Step 1: Identify the reaction — Reimer-Tiemann reaction

Phenol + $\ce{CHCl3}$ + $\ce{NaOH}$ → followed by acid hydrolysis = Reimer-Tiemann reaction.

Step 2: Mechanism overview

1. $\ce{CHCl3 + NaOH -> :CCl2}$ (dichlorocarbene, a highly reactive electrophile)
2. Sodium phenoxide is formed in NaOH: $\ce{C6H5OH + NaOH -> C6H5ONa + H2O}$
3. Phenoxide (activated ring) undergoes electrophilic attack by $\ce{:CCl2}$ at the ortho position: → Forms a $\ce{-CHCl2}$ group at ortho position of phenoxide.
4. Hydrolysis of the $\ce{-CHCl2}$ group under basic conditions then acidification: $\ce{-CHCl2 ->[ NaOH ] -CHO}$ (aldehyde)

Product: 2-Hydroxybenzaldehyde (salicylaldehyde)

Step 3: Why the other options are wrong

• Salicylic acid (o-hydroxybenzoic acid) is the product of Kolbe's reaction (phenol + NaOH + CO2).
• Catechol and resorcinol are not formed from this reaction.

Step 4: Regiochemistry

The -OH group in phenol is ortho/para director.

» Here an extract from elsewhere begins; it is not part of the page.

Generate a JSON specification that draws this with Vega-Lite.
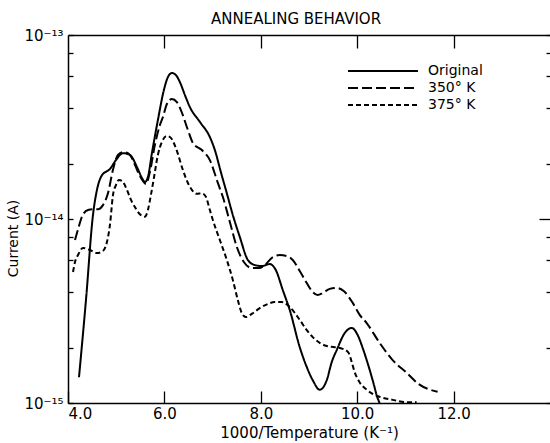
{
  "$schema": "https://vega.github.io/schema/vega-lite/v6.json",
  "autosize": "none",
  "width": 482,
  "height": 368,
  "padding": {"left": 68, "top": 35, "right": 0, "bottom": 40},
  "background": "white",
  "title": {"text": "ANNEALING BEHAVIOR", "anchor": "middle", "dx": -13, "fontSize": 15, "fontWeight": "normal", "font": "DejaVu Sans", "color": "black", "offset": 1},
  "config": {
    "view": {"stroke": null},
    "axis": {"labelFont": "DejaVu Sans", "titleFont": "DejaVu Sans", "labelColor": "black", "titleColor": "black", "domainColor": "black", "tickColor": "black", "grid": false, "domainWidth": 1.5, "tickWidth": 1.3, "titleFontWeight": "normal"},
    "legend": {"labelFont": "DejaVu Sans", "labelColor": "black"}
  },
  "data": {"values": [
    {"series": "Original", "x": 4.228, "current": 1.38e-15},
    {"series": "Original", "x": 4.373, "current": 3.63e-15},
    {"series": "Original", "x": 4.518, "current": 1.05e-14},
    {"series": "Original", "x": 4.601, "current": 1.44e-14},
    {"series": "Original", "x": 4.705, "current": 1.73e-14},
    {"series": "Original", "x": 4.870, "current": 1.87e-14},
    {"series": "Original", "x": 4.995, "current": 2.09e-14},
    {"series": "Original", "x": 5.140, "current": 2.28e-14},
    {"series": "Original", "x": 5.285, "current": 2.23e-14},
    {"series": "Original", "x": 5.430, "current": 1.92e-14},
    {"series": "Original", "x": 5.534, "current": 1.67e-14},
    {"series": "Original", "x": 5.596, "current": 1.59e-14},
    {"series": "Original", "x": 5.658, "current": 1.69e-14},
    {"series": "Original", "x": 5.741, "current": 2.28e-14},
    {"series": "Original", "x": 5.865, "current": 3.45e-14},
    {"series": "Original", "x": 5.990, "current": 5.03e-14},
    {"series": "Original", "x": 6.073, "current": 5.91e-14},
    {"series": "Original", "x": 6.155, "current": 6.22e-14},
    {"series": "Original", "x": 6.238, "current": 6.06e-14},
    {"series": "Original", "x": 6.321, "current": 5.55e-14},
    {"series": "Original", "x": 6.425, "current": 4.72e-14},
    {"series": "Original", "x": 6.528, "current": 4.06e-14},
    {"series": "Original", "x": 6.736, "current": 3.37e-14},
    {"series": "Original", "x": 6.943, "current": 2.79e-14},
    {"series": "Original", "x": 7.047, "current": 2.37e-14},
    {"series": "Original", "x": 7.171, "current": 1.80e-14},
    {"series": "Original", "x": 7.295, "current": 1.38e-14},
    {"series": "Original", "x": 7.420, "current": 1.05e-14},
    {"series": "Original", "x": 7.565, "current": 7.98e-15},
    {"series": "Original", "x": 7.731, "current": 5.99e-15},
    {"series": "Original", "x": 7.876, "current": 5.62e-15},
    {"series": "Original", "x": 8.021, "current": 5.55e-15},
    {"series": "Original", "x": 8.187, "current": 5.69e-15},
    {"series": "Original", "x": 8.311, "current": 5.28e-15},
    {"series": "Original", "x": 8.456, "current": 4.11e-15},
    {"series": "Original", "x": 8.601, "current": 3.20e-15},
    {"series": "Original", "x": 8.808, "current": 2.01e-15},
    {"series": "Original", "x": 8.953, "current": 1.57e-15},
    {"series": "Original", "x": 9.078, "current": 1.33e-15},
    {"series": "Original", "x": 9.223, "current": 1.18e-15},
    {"series": "Original", "x": 9.368, "current": 1.33e-15},
    {"series": "Original", "x": 9.472, "current": 1.67e-15},
    {"series": "Original", "x": 9.575, "current": 1.94e-15},
    {"series": "Original", "x": 9.741, "current": 2.40e-15},
    {"series": "Original", "x": 9.886, "current": 2.56e-15},
    {"series": "Original", "x": 10.010, "current": 2.34e-15},
    {"series": "Original", "x": 10.114, "current": 1.99e-15},
    {"series": "Original", "x": 10.197, "current": 1.71e-15},
    {"series": "Original", "x": 10.321, "current": 1.33e-15},
    {"series": "Original", "x": 10.425, "current": 1.06e-15},
    {"series": "Original", "x": 10.466, "current": 1.0e-15},
    {"series": "350° K", "x": 4.145, "current": 7.69e-15},
    {"series": "350° K", "x": 4.228, "current": 9.16e-15},
    {"series": "350° K", "x": 4.290, "current": 1.03e-14},
    {"series": "350° K", "x": 4.415, "current": 1.12e-14},
    {"series": "350° K", "x": 4.518, "current": 1.13e-14},
    {"series": "350° K", "x": 4.622, "current": 1.13e-14},
    {"series": "350° K", "x": 4.725, "current": 1.19e-14},
    {"series": "350° K", "x": 4.829, "current": 1.38e-14},
    {"series": "350° K", "x": 4.933, "current": 1.85e-14},
    {"series": "350° K", "x": 5.036, "current": 2.23e-14},
    {"series": "350° K", "x": 5.140, "current": 2.31e-14},
    {"series": "350° K", "x": 5.244, "current": 2.28e-14},
    {"series": "350° K", "x": 5.347, "current": 2.09e-14},
    {"series": "350° K", "x": 5.451, "current": 1.80e-14},
    {"series": "350° K", "x": 5.554, "current": 1.61e-14},
    {"series": "350° K", "x": 5.617, "current": 1.55e-14},
    {"series": "350° K", "x": 5.699, "current": 1.80e-14},
    {"series": "350° K", "x": 5.803, "current": 2.53e-14},
    {"series": "350° K", "x": 5.907, "current": 3.24e-14},
    {"series": "350° K", "x": 5.969, "current": 3.58e-14},
    {"series": "350° K", "x": 6.052, "current": 4.22e-14},
    {"series": "350° K", "x": 6.155, "current": 4.49e-14},
    {"series": "350° K", "x": 6.259, "current": 4.32e-14},
    {"series": "350° K", "x": 6.342, "current": 3.91e-14},
    {"series": "350° K", "x": 6.487, "current": 3.05e-14},
    {"series": "350° K", "x": 6.591, "current": 2.59e-14},
    {"series": "350° K", "x": 6.777, "current": 2.37e-14},
    {"series": "350° K", "x": 6.943, "current": 2.09e-14},
    {"series": "350° K", "x": 7.109, "current": 1.57e-14},
    {"series": "350° K", "x": 7.212, "current": 1.32e-14},
    {"series": "350° K", "x": 7.358, "current": 9.63e-15},
    {"series": "350° K", "x": 7.503, "current": 7.04e-15},
    {"series": "350° K", "x": 7.648, "current": 5.84e-15},
    {"series": "350° K", "x": 7.813, "current": 5.42e-15},
    {"series": "350° K", "x": 7.979, "current": 5.42e-15},
    {"series": "350° K", "x": 8.104, "current": 5.69e-15},
    {"series": "350° K", "x": 8.249, "current": 6.21e-15},
    {"series": "350° K", "x": 8.394, "current": 6.37e-15},
    {"series": "350° K", "x": 8.539, "current": 6.29e-15},
    {"series": "350° K", "x": 8.663, "current": 5.99e-15},
    {"series": "350° K", "x": 8.808, "current": 5.22e-15},
    {"series": "350° K", "x": 8.953, "current": 4.49e-15},
    {"series": "350° K", "x": 9.078, "current": 4.01e-15},
    {"series": "350° K", "x": 9.181, "current": 3.86e-15},
    {"series": "350° K", "x": 9.285, "current": 3.96e-15},
    {"series": "350° K", "x": 9.430, "current": 4.17e-15},
    {"series": "350° K", "x": 9.575, "current": 4.22e-15},
    {"series": "350° K", "x": 9.720, "current": 4.06e-15},
    {"series": "350° K", "x": 9.907, "current": 3.50e-15},
    {"series": "350° K", "x": 10.052, "current": 3.01e-15},
    {"series": "350° K", "x": 10.197, "current": 2.72e-15},
    {"series": "350° K", "x": 10.466, "current": 2.12e-15},
    {"series": "350° K", "x": 10.736, "current": 1.71e-15},
    {"series": "350° K", "x": 11.026, "current": 1.46e-15},
    {"series": "350° K", "x": 11.254, "current": 1.28e-15},
    {"series": "350° K", "x": 11.668, "current": 1.15e-15},
    {"series": "375° K", "x": 4.104, "current": 5.15e-15},
    {"series": "375° K", "x": 4.145, "current": 5.84e-15},
    {"series": "375° K", "x": 4.207, "current": 6.37e-15},
    {"series": "375° K", "x": 4.311, "current": 6.96e-15},
    {"series": "375° K", "x": 4.456, "current": 6.78e-15},
    {"series": "375° K", "x": 4.601, "current": 6.53e-15},
    {"series": "375° K", "x": 4.725, "current": 6.70e-15},
    {"series": "375° K", "x": 4.808, "current": 7.50e-15},
    {"series": "375° K", "x": 4.870, "current": 9.28e-15},
    {"series": "375° K", "x": 4.933, "current": 1.35e-14},
    {"series": "375° K", "x": 4.995, "current": 1.53e-14},
    {"series": "375° K", "x": 5.057, "current": 1.63e-14},
    {"series": "375° K", "x": 5.119, "current": 1.61e-14},
    {"series": "375° K", "x": 5.223, "current": 1.44e-14},
    {"series": "375° K", "x": 5.306, "current": 1.27e-14},
    {"series": "375° K", "x": 5.389, "current": 1.16e-14},
    {"series": "375° K", "x": 5.492, "current": 1.06e-14},
    {"series": "375° K", "x": 5.596, "current": 1.03e-14},
    {"series": "375° K", "x": 5.658, "current": 1.12e-14},
    {"series": "375° K", "x": 5.720, "current": 1.35e-14},
    {"series": "375° K", "x": 5.782, "current": 1.67e-14},
    {"series": "375° K", "x": 5.865, "current": 2.23e-14},
    {"series": "375° K", "x": 5.948, "current": 2.62e-14},
    {"series": "375° K", "x": 6.052, "current": 2.83e-14},
    {"series": "375° K", "x": 6.135, "current": 2.76e-14},
    {"series": "375° K", "x": 6.238, "current": 2.43e-14},
    {"series": "375° K", "x": 6.383, "current": 1.85e-14},
    {"series": "375° K", "x": 6.487, "current": 1.57e-14},
    {"series": "375° K", "x": 6.570, "current": 1.44e-14},
    {"series": "375° K", "x": 6.674, "current": 1.37e-14},
    {"series": "375° K", "x": 6.777, "current": 1.38e-14},
    {"series": "375° K", "x": 6.860, "current": 1.32e-14},
    {"series": "375° K", "x": 6.943, "current": 1.12e-14},
    {"series": "375° K", "x": 7.005, "current": 9.88e-15},
    {"series": "375° K", "x": 7.150, "current": 7.69e-15},
    {"series": "375° K", "x": 7.295, "current": 5.99e-15},
    {"series": "375° K", "x": 7.420, "current": 4.66e-15},
    {"series": "375° K", "x": 7.523, "current": 3.63e-15},
    {"series": "375° K", "x": 7.606, "current": 3.08e-15},
    {"series": "375° K", "x": 7.689, "current": 2.93e-15},
    {"series": "375° K", "x": 7.813, "current": 3.05e-15},
    {"series": "375° K", "x": 7.979, "current": 3.28e-15},
    {"series": "375° K", "x": 8.145, "current": 3.45e-15},
    {"series": "375° K", "x": 8.290, "current": 3.54e-15},
    {"series": "375° K", "x": 8.435, "current": 3.54e-15},
    {"series": "375° K", "x": 8.601, "current": 3.32e-15},
    {"series": "375° K", "x": 8.808, "current": 2.83e-15},
    {"series": "375° K", "x": 8.953, "current": 2.49e-15},
    {"series": "375° K", "x": 9.078, "current": 2.28e-15},
    {"series": "375° K", "x": 9.223, "current": 2.12e-15},
    {"series": "375° K", "x": 9.368, "current": 2.04e-15},
    {"series": "375° K", "x": 9.534, "current": 2.01e-15},
    {"series": "375° K", "x": 9.699, "current": 1.97e-15},
    {"series": "375° K", "x": 9.824, "current": 1.87e-15},
    {"series": "375° K", "x": 9.886, "current": 1.67e-15},
    {"series": "375° K", "x": 9.948, "current": 1.47e-15},
    {"series": "375° K", "x": 10.031, "current": 1.32e-15},
    {"series": "375° K", "x": 10.197, "current": 1.18e-15},
    {"series": "375° K", "x": 10.466, "current": 1.08e-15},
    {"series": "375° K", "x": 10.736, "current": 1.04e-15},
    {"series": "375° K", "x": 11.026, "current": 1.01e-15},
    {"series": "375° K", "x": 11.233, "current": 1.01e-15}
  ]},
  "resolve": {"axis": {"x": "independent", "y": "independent"}},
  "layer": [
    {
      "mark": {"type": "line", "interpolate": "monotone", "color": "black", "strokeWidth": 2, "clip": true},
      "encoding": {
        "x": {"field": "x", "type": "quantitative", "scale": {"domain": [4, 14], "nice": false, "zero": false},
          "axis": {"orient": "bottom", "values": [4, 6, 8, 10, 12], "format": ".1f", "tickSize": -12, "labelPadding": 15, "labelFontSize": 15, "title": "1000/Temperature (K⁻¹)", "titleFontSize": 15, "titlePadding": 4}},
        "y": {"field": "current", "type": "quantitative", "scale": {"type": "log", "domain": [1e-15, 1e-13], "nice": false},
          "axis": {"orient": "left", "values": [1e-15, 2e-15, 4e-15, 6e-15, 8e-15, 1e-14, 2e-14, 4e-14, 6e-14, 8e-14, 1e-13], "tickSize": -5,
            "labelExpr": "abs(datum.value/1e-13 - 1) < 1e-6 ? '10⁻¹³' : abs(datum.value/1e-14 - 1) < 1e-6 ? '10⁻¹⁴' : abs(datum.value/1e-15 - 1) < 1e-6 ? '10⁻¹⁵' : ''",
            "labelPadding": 10, "labelFontSize": 15, "title": "Current (A)", "titleFontSize": 14, "titleX": -48, "titleY": 203}},
        "strokeDash": {"field": "series", "type": "nominal",
          "scale": {"domain": ["Original", "350° K", "375° K"], "range": [[1, 0], [10, 4], [5, 3]]},
          "legend": {"title": null, "orient": "none", "legendX": 307, "legendY": 28, "symbolType": "M-5,0H5", "symbolSize": 196, "symbolStrokeWidth": 2, "symbolStrokeColor": "black", "symbolFillColor": "transparent", "labelFontSize": 14, "labelOffset": 37, "rowPadding": 2, "padding": 0}}
      }
    },
    {
      "mark": {"type": "line", "interpolate": "monotone", "strokeOpacity": 0},
      "encoding": {
        "x": {"field": "x", "type": "quantitative", "scale": {"domain": [4, 14], "nice": false, "zero": false},
          "axis": {"orient": "top", "values": [6, 8, 10, 12], "tickSize": -13, "labels": false, "title": null}},
        "y": {"field": "current", "type": "quantitative", "scale": {"type": "log", "domain": [1e-15, 1e-13], "nice": false},
          "axis": {"orient": "right", "values": [1e-15, 2e-15, 4e-15, 6e-15, 8e-15, 1e-14, 2e-14, 4e-14, 6e-14, 8e-14, 1e-13], "domain": false, "labels": false, "title": null,
            "tickSize": {"condition": {"test": "abs(datum.value/1e-14 - 1) < 1e-6", "value": -11}, "value": -4}}},
        "detail": {"field": "series", "type": "nominal"}
      }
    }
  ]
}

Carbene attacks predominantly at ortho position (steric reasons: para also gives some product, but ortho is major for intramolecular H-bond stabilized transition state).

Key Points to Remember:

• Reimer-Tiemann: phenol + CHCl3 + NaOH → salicylaldehyde (2-hydroxybenzaldehyde).
• Intermediate is dichlorocarbene (:CCl2), generated from CHCl3 + NaOH.
• The -CHCl2 intermediate is hydrolysed to -CHO.
• Kolbe's reaction (not Reimer-Tiemann) gives salicylic acid.